Fannie was known for her skills hunting, butchering and packing out her own game, although she was barely five feet tall.
In 1912, a traveler, Belmore Brown, came to Kantishna and described the delicious meals made by Fannie, who made her pie crust with bear fat and managed to raise a prolific garden at 1,900 feet. The year I was there, much of the garden froze during an August snowstorm.
Fannie made her own corned moose meat, roasted porcupines to succulence, and made jelly from wild berries to be spread on her hot homemade bread. She grew cabbage, cauliflower, radishes, small potatoes, lettuce, onions, even certain types of tomatoes. She made the wild rhubarb into a sauce she served with meat. (I also picked wild blueberries and cranberries when I was there, and baked them into muffins and quick breads.)
Athabascan natives living in the upper Tanana region chewed the raw roots and stems of Alaska wild rhubarb for colds, as reported in "Upper Tanana Ethnobotany," a publication of the Alaska Historical Commission.
According to a 1953 book, "Edible and Poisonous Plants of Alaska," published by the University of Alaska, wild rhubarb leaves and stems were chopped and added to a pudding of flour and sugar, much like domestic rhubarb. Also, the young leaves were mixed with other greens and cooked like spinach.
Arctic Inuit sweetened the juice and made it into a beverage, according to another 1953 book, "Edible Plants of the Arctic." That book also said the stems were stewed and used as a pie filling.
The Inupiat made a dessert with the stored stalks, which were boiled, mixed with cranberries, raisins, dried apples or peaches and eaten as a dessert, according to a 1983 report, "Plants That We Eat," published in Kotzebue for the Maniilaq Association Traditional Nutrition Program .
That report also stated the stalks were "boiled into a sauce and used on cooked fish." Similarly, the fresh, chopped stalks were "mixed with whitefish or pike eggs and livers, oil, and sugar and eaten," and "eaten raw with seal oil and meat or fish."
Wild rhubarb was also boiled, "mixed with oil and sugar and used as a sauce for dumplings, cake or sweet breads."
According to the same report, Alaska wild rhubarb was used like celery and eaten with peanut butter (remember "ants on a log?).
Inupiat people also boiled the leaves and ate them as hot greens. The stalks were boiled and stored in a barrel for winter use.
When I was asked by Roberta to make pies for the Fourth of July celebration, I didn't make the connection with Fannie Quigley, although I knew about her old cabin nearby.

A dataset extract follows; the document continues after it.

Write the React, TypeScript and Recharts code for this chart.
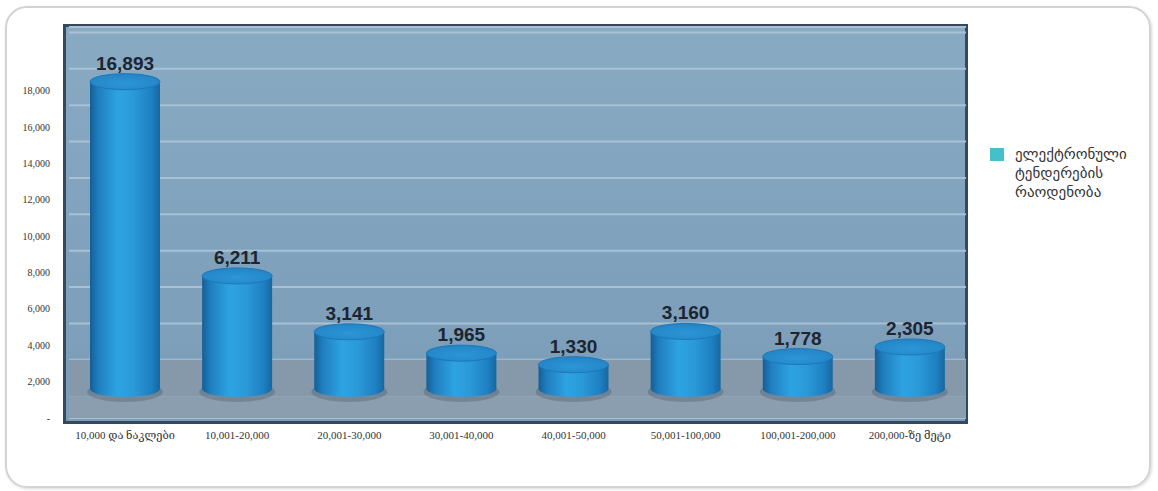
import React from "react";
import {
  BarChart,
  Bar,
  XAxis,
  YAxis,
  CartesianGrid,
  ReferenceArea,
  LabelList,
  Legend,
} from "recharts";

const categories = [
  "10,000 და ნაკლები",
  "10,001-20,000",
  "20,001-30,000",
  "30,001-40,000",
  "40,001-50,000",
  "50,001-100,000",
  "100,001-200,000",
  "200,000-ზე მეტი",
];
const tenderCounts = [16893, 6211, 3141, 1965, 1330, 3160, 1778, 2305];
const valueTicks = [0, 2000, 4000, 6000, 8000, 10000, 12000, 14000, 16000, 18000];
const wallLines = [0, 2000, 4000, 6000, 8000, 10000, 12000, 14000, 16000, 18000, 20000];
const seriesName = "ელექტრონული ტენდერების რაოდენობა";

const tickDomain = [0, 21500];
const wallDomain = [-1200, 20300];
const barDomain = [-1600, 19900];

const data = categories.map((c, i) => ({ category: c, count: tenderCounts[i] }));

const RY = 8;
const FONT = "'Liberation Serif', 'DejaVu Serif', serif";

function Cylinder(props: any) {
  const { x, y, width, height } = props;
  if (x == null || width == null || height == null) return null;
  const rx = width / 2;
  const cx = x + rx;
  const top = y;
  const bottom = y + height;
  const d = `M${x},${top} L${x},${bottom} A${rx},${RY} 0 0 0 ${x + width},${bottom} L${x + width},${top} Z`;
  return (
    <g>
      <ellipse cx={cx} cy={bottom + 3} rx={rx + 3} ry={RY + 2} fill="rgba(30,50,70,0.22)" />
      <path d={d} fill="url(#cylBody)" />
      <ellipse cx={cx} cy={top} rx={rx} ry={RY} fill="url(#cylTop)" stroke="#1d78b6" strokeWidth={1} />
    </g>
  );
}

function ValueLabel(props: any) {
  const { x, y, width, value } = props;
  if (x == null || y == null) return null;
  return (
    <text
      x={x + width / 2}
      y={y - RY - 4}
      textAnchor="middle"
      fontSize={19}
      fontWeight="bold"
      fill="#1c2530"
      fontFamily="'Liberation Sans', Arial, sans-serif"
    >
      {Number(value).toLocaleString("en-US")}
    </text>
  );
}

function LegendContent(props: any) {
  const { payload } = props;
  const item = payload && payload[0];
  if (!item) return null;
  const lines = String(item.value).split(" ");
  return (
    <div style={{ display: "flex", alignItems: "flex-start" }}>
      <div
        style={{
          width: 14,
          height: 13,
          background: item.color,
          marginTop: 3,
          marginRight: 11,
          flex: "none",
        }}
      />
      <div style={{ fontSize: 15, lineHeight: "19px", color: "#333", fontFamily: "'DejaVu Sans', sans-serif" }}>
        {lines.map((l, i) => (
          <div key={i}>{l}</div>
        ))}
      </div>
    </div>
  );
}

export default function App() {
  return (
    <div style={{ position: "absolute", left: 0, top: 0, width: 1158, height: 491, background: "#fff", overflow: "hidden" }}>
      <div
        style={{
          position: "absolute",
          left: 5,
          top: 6,
          width: 1146,
          height: 482,
          border: "2px solid #d3d3d3",
          borderRadius: 22,
          boxSizing: "border-box",
          boxShadow: "1px 1px 3px rgba(0,0,0,0.15)",
        }}
      />
      <div
        style={{
          position: "absolute",
          left: 63,
          top: 24,
          width: 905,
          height: 400,
          border: "3px solid #34495a",
          boxSizing: "border-box",
          background: "linear-gradient(to bottom, #89aac3 0%, #7fa1bb 60%, #7c9db7 100%)",
        }}
      />
      <div style={{ position: "absolute", left: 0, top: 0 }}>
        <BarChart
          width={1158}
          height={491}
          data={data}
          margin={{ top: 27, right: 192, bottom: 43, left: 9 }}
          barSize={70}
        >
          <defs>
            <linearGradient id="cylBody" x1="0" y1="0" x2="1" y2="0">
              <stop offset="0%" stopColor="#155e96" />
              <stop offset="12%" stopColor="#1f7fbf" />
              <stop offset="40%" stopColor="#2ea3e2" />
              <stop offset="62%" stopColor="#2a9ad9" />
              <stop offset="88%" stopColor="#1e7fc1" />
              <stop offset="100%" stopColor="#17679f" />
            </linearGradient>
            <radialGradient id="cylTop" cx="50%" cy="60%" r="60%">
              <stop offset="0%" stopColor="#2c96d6" />
              <stop offset="100%" stopColor="#2384c6" />
            </radialGradient>
          </defs>
          <ReferenceArea yAxisId="wall" y1={0} y2={2000} fill="#8699ab" fillOpacity={1} stroke="none" />
          <ReferenceArea yAxisId="wall" y1={-1200} y2={0} fill="#8b9eb0" fillOpacity={1} stroke="none" />
          <CartesianGrid yAxisId="wall" vertical={false} stroke="#a9c1d3" strokeWidth={2} />
          <XAxis
            dataKey="category"
            axisLine={false}
            tickLine={false}
            tickSize={0}
            tickMargin={13}
            height={30}
            interval={0}
            tick={{ fontSize: 11, fill: "#333", fontFamily: FONT }}
          />
          <YAxis
            yAxisId="tick"
            domain={tickDomain}
            ticks={valueTicks}
            allowDataOverflow
            axisLine={false}
            tickLine={false}
            tickSize={0}
            tickMargin={19}
            width={60}
            tickFormatter={(v: number) => (v === 0 ? "-" : v.toLocaleString("en-US"))}
            tick={{ fontSize: 10, fill: "#333", fontFamily: FONT }}
          />
          <YAxis yAxisId="wall" orientation="right" width={0} hide domain={wallDomain} ticks={wallLines} allowDataOverflow />
          <YAxis yAxisId="bars" orientation="right" width={0} hide domain={barDomain} allowDataOverflow />
          <Legend
            layout="vertical"
            align="center"
            verticalAlign="middle"
            wrapperStyle={{ left: 990, top: 145, width: 160 }}
            content={<LegendContent />}
          />
          <Bar
            yAxisId="bars"
            dataKey="count"
            name={seriesName}
            fill="#45bfc9"
            isAnimationActive={false}
            shape={(p: any) => <Cylinder {...p} />}
          >
            <LabelList dataKey="count" content={<ValueLabel />} />
          </Bar>
        </BarChart>
      </div>
    </div>
  );
}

I used my Grandma Smith's Rhubarb Meringue Pie recipe that Fourth of July, as the hollow rhubarb cooked down a lot and had to be stretched to make four or five pies.
This recipe makes one pie:
1 T. butter, 2 cups diced rhubarb, 1 cup sugar.
Melt the butter in a saucepan and add the diced rhubarb and cup of sugar. Cook slowly until the rhubarb softens. Mix 1/4 cup sugar, 2 T. cornstarch, 2 egg yolks and 1/4 cup sweet cream, mix well and add to the hot rhubarb mixture. Cook until thick and poiur into a baked pie shell. Use the egg whites to make a meringue, adding 1/3 cup sugar and a 1/4 tsp. cream of tartar to the two whipped whites. Spread on the rhubarb filling, piling it into peaks, and bake until meringue is light brown.
Cool before serving, and refrigerate any leftovers.